» **Task directions**
Quote the whole listing word for word. Do not include the pictures.

» **Supplied information**
==========

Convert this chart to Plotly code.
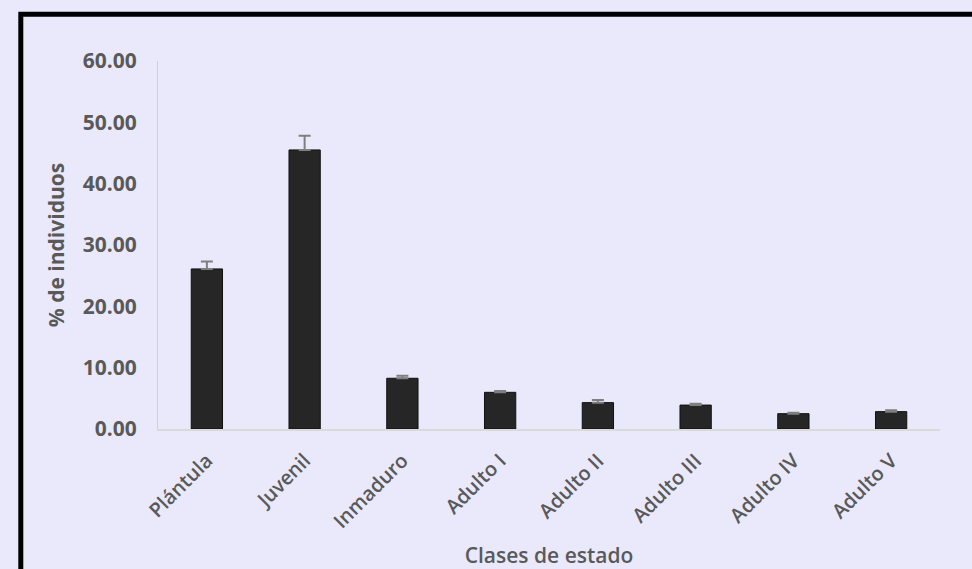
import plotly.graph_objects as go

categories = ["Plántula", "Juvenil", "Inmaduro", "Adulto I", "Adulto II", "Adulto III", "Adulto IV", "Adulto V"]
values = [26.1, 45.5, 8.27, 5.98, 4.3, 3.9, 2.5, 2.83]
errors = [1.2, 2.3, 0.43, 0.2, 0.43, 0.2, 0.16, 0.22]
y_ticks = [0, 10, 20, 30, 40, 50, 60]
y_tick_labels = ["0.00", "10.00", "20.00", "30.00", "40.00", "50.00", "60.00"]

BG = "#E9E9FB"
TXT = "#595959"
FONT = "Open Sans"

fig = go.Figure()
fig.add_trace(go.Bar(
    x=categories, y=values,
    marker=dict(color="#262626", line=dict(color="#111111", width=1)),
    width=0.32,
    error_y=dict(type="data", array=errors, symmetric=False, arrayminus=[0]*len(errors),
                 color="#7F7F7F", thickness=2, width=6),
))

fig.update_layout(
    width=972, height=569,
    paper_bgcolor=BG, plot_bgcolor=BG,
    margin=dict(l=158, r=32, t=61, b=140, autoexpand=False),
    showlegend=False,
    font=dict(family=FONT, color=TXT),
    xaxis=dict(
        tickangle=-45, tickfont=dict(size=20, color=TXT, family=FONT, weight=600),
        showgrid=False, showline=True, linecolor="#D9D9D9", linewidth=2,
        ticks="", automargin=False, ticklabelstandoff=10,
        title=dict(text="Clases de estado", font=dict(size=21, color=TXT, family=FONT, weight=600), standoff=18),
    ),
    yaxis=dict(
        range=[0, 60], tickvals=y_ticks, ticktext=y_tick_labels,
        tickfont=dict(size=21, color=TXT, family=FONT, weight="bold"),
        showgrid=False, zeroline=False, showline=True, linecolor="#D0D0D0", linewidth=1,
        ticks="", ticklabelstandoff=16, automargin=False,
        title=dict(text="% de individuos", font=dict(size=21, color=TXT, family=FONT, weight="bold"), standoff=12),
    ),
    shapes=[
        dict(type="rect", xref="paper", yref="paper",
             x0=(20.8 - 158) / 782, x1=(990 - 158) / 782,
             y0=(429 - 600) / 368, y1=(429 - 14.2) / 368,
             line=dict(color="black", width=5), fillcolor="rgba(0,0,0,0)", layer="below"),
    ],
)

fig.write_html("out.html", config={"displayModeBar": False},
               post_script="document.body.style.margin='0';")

==========

» **Full solution**
Convert this chart to Plotly code.
import plotly.graph_objects as go

categories = ["Plántula", "Juvenil", "Inmaduro", "Adulto I", "Adulto II", "Adulto III", "Adulto IV", "Adulto V"]
values = [26.1, 45.5, 8.27, 5.98, 4.3, 3.9, 2.5, 2.83]
errors = [1.2, 2.3, 0.43, 0.2, 0.43, 0.2, 0.16, 0.22]
y_ticks = [0, 10, 20, 30, 40, 50, 60]
y_tick_labels = ["0.00", "10.00", "20.00", "30.00", "40.00", "50.00", "60.00"]

BG = "#E9E9FB"
TXT = "#595959"
FONT = "Open Sans"

fig = go.Figure()
fig.add_trace(go.Bar(
    x=categories, y=values,
    marker=dict(color="#262626", line=dict(color="#111111", width=1)),
    width=0.32,
    error_y=dict(type="data", array=errors, symmetric=False, arrayminus=[0]*len(errors),
                 color="#7F7F7F", thickness=2, width=6),
))

fig.update_layout(
    width=972, height=569,
    paper_bgcolor=BG, plot_bgcolor=BG,
    margin=dict(l=158, r=32, t=61, b=140, autoexpand=False),
    showlegend=False,
    font=dict(family=FONT, color=TXT),
    xaxis=dict(
        tickangle=-45, tickfont=dict(size=20, color=TXT, family=FONT, weight=600),
        showgrid=False, showline=True, linecolor="#D9D9D9", linewidth=2,
        ticks="", automargin=False, ticklabelstandoff=10,
        title=dict(text="Clases de estado", font=dict(size=21, color=TXT, family=FONT, weight=600), standoff=18),
    ),
    yaxis=dict(
        range=[0, 60], tickvals=y_ticks, ticktext=y_tick_labels,
        tickfont=dict(size=21, color=TXT, family=FONT, weight="bold"),
        showgrid=False, zeroline=False, showline=True, linecolor="#D0D0D0", linewidth=1,
        ticks="", ticklabelstandoff=16, automargin=False,
        title=dict(text="% de individuos", font=dict(size=21, color=TXT, family=FONT, weight="bold"), standoff=12),
    ),
    shapes=[
        dict(type="rect", xref="paper", yref="paper",
             x0=(20.8 - 158) / 782, x1=(990 - 158) / 782,
             y0=(429 - 600) / 368, y1=(429 - 14.2) / 368,
             line=dict(color="black", width=5), fillcolor="rgba(0,0,0,0)", layer="below"),
    ],
)

fig.write_html("out.html", config={"displayModeBar": False},
               post_script="document.body.style.margin='0';")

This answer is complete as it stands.